**PROMPT:** Nothing after the line with "Line, XAxis, YAxis" belongs in the copy; extract the lines below from the top through that line, pictures left out.

☆ ☆ ☆ ☆ ☆

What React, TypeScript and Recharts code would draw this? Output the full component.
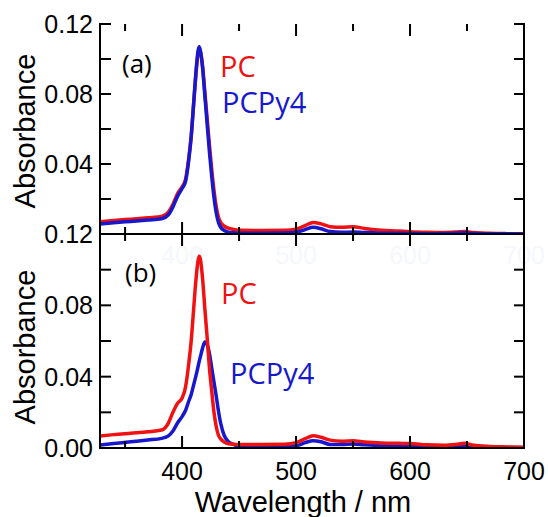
import { LineChart, Line, XAxis, YAxis } from 'recharts';

// wavelength grid (nm) shared by all four spectra
const wavelength = [
  328, 340, 355, 370, 382, 388, 392, 396, 400, 403, 406, 408, 410, 412, 414, 415, 416,
  418, 420, 422, 424, 426, 428, 430, 432, 434, 437, 440, 445, 450, 470, 490, 500, 508,
  515, 522, 530, 540, 550, 560, 575, 590, 600, 615, 630, 640, 648, 656, 670, 685, 700,
];

// panel (a)
const pcA = [
  0.007, 0.0077, 0.0085, 0.0093, 0.01, 0.0125, 0.017, 0.023, 0.027, 0.031, 0.044, 0.056,
  0.073, 0.09, 0.103, 0.106, 0.1045, 0.096, 0.081, 0.066, 0.051, 0.037, 0.025, 0.0155,
  0.0095, 0.0065, 0.0045, 0.0035, 0.0026, 0.0021, 0.002, 0.0021, 0.0028, 0.0048, 0.0066,
  0.0058, 0.0042, 0.0038, 0.0042, 0.0032, 0.0022, 0.0017, 0.0013, 0.001, 0.0009, 0.0011,
  0.0014, 0.0008, 0.0004, 0.0002, 0.0001,
];
const pcpy4A = [
  0.0057, 0.0064, 0.0072, 0.008, 0.0087, 0.011, 0.0155, 0.0215, 0.026, 0.03, 0.043, 0.0555,
  0.073, 0.091, 0.1045, 0.107, 0.105, 0.095, 0.079, 0.063, 0.047, 0.033, 0.021, 0.012,
  0.0065, 0.0037, 0.002, 0.0012, 0.0007, 0.0005, 0.0005, 0.0006, 0.001, 0.0025, 0.0038,
  0.003, 0.0014, 0.001, 0.0011, 0.0008, 0.0005, 0.0004, 0.0003, 0.0002, 0.0003, 0.0005,
  0.0007, 0.0003, 0.0001, 0.0001, 0,
];

// panel (b)
const pcB = [
  0.0067, 0.0075, 0.0083, 0.0091, 0.0101, 0.014, 0.02, 0.025, 0.028, 0.034, 0.048, 0.06,
  0.0765, 0.093, 0.105, 0.1075, 0.106, 0.095, 0.078, 0.062, 0.045, 0.032, 0.02, 0.012,
  0.007, 0.005, 0.0033, 0.0025, 0.0021, 0.002, 0.002, 0.0021, 0.003, 0.0052, 0.0069,
  0.006, 0.0044, 0.0038, 0.0041, 0.0034, 0.0028, 0.0026, 0.0025, 0.0018, 0.0016, 0.002,
  0.0026, 0.0015, 0.0009, 0.0006, 0.0004,
];
const pcpy4B = [
  0.0017, 0.0025, 0.0035, 0.0045, 0.0054, 0.0068, 0.0095, 0.014, 0.0176, 0.021, 0.0265, 0.03,
  0.035, 0.04, 0.0455, 0.0484, 0.051, 0.056, 0.0594, 0.058, 0.053, 0.045, 0.037, 0.029,
  0.0205, 0.0135, 0.007, 0.004, 0.002, 0.001, 0.0007, 0.0008, 0.0012, 0.003, 0.0041,
  0.0035, 0.002, 0.0019, 0.0022, 0.0018, 0.0015, 0.0015, 0.0014, 0.001, 0.001, 0.0012,
  0.0013, 0.0008, 0.0004, 0.0003, 0.0002,
];

const xTicks = [350, 400, 450, 500, 550, 600, 650, 700];
const yTicks = [0, 0.02, 0.04, 0.06, 0.08, 0.1, 0.12];
const yLabels = ['0.00', '0.04', '0.08', '0.12'];

const X_MIN = 328;
const X_MAX = 700;
const Y_MAX = 0.12;

// plot box geometry (px)
const LEFT = 100;
const RIGHT = 524;
const TOP_A = 24;
const BOT_A = 234;
const BOT_B = 448;

const RED = '#f01212';
const BLUE = '#1717cc';
const TICK_FONT = '"Liberation Sans", Arial, sans-serif';
const LABEL_FONT = '"Open Sans", sans-serif';

const rowsA = wavelength.map((wl, i) => ({ wl, pc: pcA[i], pcpy4: pcpy4A[i] }));
const rowsB = wavelength.map((wl, i) => ({ wl, pc: pcB[i], pcpy4: pcpy4B[i] }));

const isMajorX = (v: number) => v % 100 === 0;
const yText = (v: number) => {
  const s = v.toFixed(2);
  return yLabels.includes(s) ? s : null;
};

const sx = (v: number) => LEFT + ((v - X_MIN) / (X_MAX - X_MIN)) * (RIGHT - LEFT);

// inward tick marks of one panel box
function BoxTicks({ top, bottom }: { top: number; bottom: number }) {
  const sy = (v: number) => bottom - (v / Y_MAX) * (bottom - top);
  const bars: any[] = [];
  xTicks.forEach((v) => {
    const len = isMajorX(v) ? 12 : 7;
    const x = sx(v) - 1;
    bars.push({ k: `xb${v}`, x, y: bottom - len, w: 2, h: len });
    bars.push({ k: `xt${v}`, x, y: top, w: 2, h: len });
  });
  yTicks.forEach((v) => {
    const y = sy(v) - 1;
    bars.push({ k: `yl${v}`, x: LEFT, y, w: 11, h: 2 });
    bars.push({ k: `yr${v}`, x: RIGHT - 10, y, w: 10, h: 2 });
  });
  return (
    <g>
      {bars.map((b) => (
        <rect key={b.k} x={b.x} y={b.y} width={b.w} height={b.h} fill="#000" />
      ))}
    </g>
  );
}

function Panel({ rows, top, plotBottom, height, redOnTop, hideZero, ghost }: any) {
  const axisLine = { stroke: '#000', strokeWidth: 2, strokeLinecap: 'square' as const };
  const series = [
    <Line key="pc" xAxisId="b" yAxisId="l" dataKey="pc" type="monotone" stroke={RED}
      strokeWidth={3.5} dot={false} isAnimationActive={false} />,
    <Line key="py" xAxisId="b" yAxisId="l" dataKey="pcpy4" type="monotone" stroke={BLUE}
      strokeWidth={3.5} dot={false} isAnimationActive={false} />,
  ];
  return (
    <div style={{ position: 'absolute', left: 0, top: 0 }}>
      <LineChart width={548} height={height} data={rows}
        margin={{ top, right: 0, bottom: 0, left: 0 }}>
        <XAxis xAxisId="b" dataKey="wl" type="number" domain={[X_MIN, X_MAX]} allowDataOverflow
          ticks={xTicks} interval={0} tickSize={0} tickMargin={0} tickLine={false}
          height={height - plotBottom} axisLine={axisLine}
          tick={(p: any) => {
            const v = p.payload.value;
            return isMajorX(v) ? (
              <text x={p.x} y={p.y + (ghost ? 30 : 32)} textAnchor="middle"
                fontFamily={TICK_FONT} fontSize={25}
                fill={ghost ? '#f5f7fc' : '#000'}>{v}</text>
            ) : <g />;
          }} />
        <XAxis xAxisId="t" orientation="top" dataKey="wl" type="number" domain={[X_MIN, X_MAX]}
          allowDataOverflow ticks={xTicks} tick={false} tickLine={false} height={0}
          axisLine={axisLine} />
        <YAxis yAxisId="l" type="number" domain={[0, Y_MAX]} allowDataOverflow ticks={yTicks}
          interval={0} tickSize={0} tickMargin={0} tickLine={false} width={LEFT}
          axisLine={axisLine}
          tick={(p: any) => {
            const v = p.payload.value;
            const label = yText(v);
            return label && !(hideZero && v === 0) ? (
              <text x={p.x - 7} y={p.y} dy="0.36em" textAnchor="end"
                fontFamily={TICK_FONT} fontSize={25} fill="#000">{label}</text>
            ) : <g />;
          }} />
        <YAxis yAxisId="r" orientation="right" type="number" domain={[0, Y_MAX]} allowDataOverflow
          ticks={yTicks} tick={false} tickLine={false} width={548 - RIGHT} axisLine={axisLine} />
        {redOnTop ? [series[1], series[0]] : series}
      </LineChart>
    </div>
  );
}

export default function App() {
  return (
    <div style={{ position: 'absolute', left: 0, top: 0, width: 548, height: 517,
      background: '#fff', overflow: 'hidden' }}>
      {/* upper panel first so the lower panel's curves sit over its faint x labels */}
      <Panel rows={rowsA} top={TOP_A} plotBottom={BOT_A} height={290} redOnTop={false}
        hideZero ghost />
      <Panel rows={rowsB} top={BOT_A} plotBottom={BOT_B} height={517} redOnTop hideZero={false}
        ghost={false} />
      <svg width={548} height={517}
        style={{ position: 'absolute', left: 0, top: 0, pointerEvents: 'none' }}>
        <BoxTicks top={TOP_A} bottom={BOT_A} />
        <BoxTicks top={BOT_A} bottom={BOT_B} />
        <text x={35} y={131} transform="rotate(-90 35 131)" textAnchor="middle"
          fontFamily={TICK_FONT} fontSize={29} fill="#000">Absorbance</text>
        <text x={35} y={347} transform="rotate(-90 35 347)" textAnchor="middle"
          fontFamily={TICK_FONT} fontSize={29} fill="#000">Absorbance</text>
        <text x={303} y={512} textAnchor="middle" fontFamily={TICK_FONT} fontSize={29}
          fill="#000">Wavelength / nm</text>
        <text x={122} y={73} fontFamily={LABEL_FONT} fontSize={26} fill="#000">(a)</text>
        <text x={220} y={77} fontFamily={LABEL_FONT} fontSize={29} fill={RED}>PC</text>
        <text x={222} y={113} fontFamily={LABEL_FONT} fontSize={29} fill={BLUE}>PCPy4</text>
        <text x={125} y={282} fontFamily={LABEL_FONT} fontSize={26} fill="#000">(b)</text>
        <text x={221} y={304} fontFamily={LABEL_FONT} fontSize={29} fill={RED}>PC</text>
        <text x={230} y={384} fontFamily={LABEL_FONT} fontSize={29} fill={BLUE}>PCPy4</text>
      </svg>
    </div>
  );
}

☆ ☆ ☆ ☆ ☆

**RESULT OF THE EXERCISE:**
What React, TypeScript and Recharts code would draw this? Output the full component.
import { LineChart, Line, XAxis, YAxis } from 'recharts';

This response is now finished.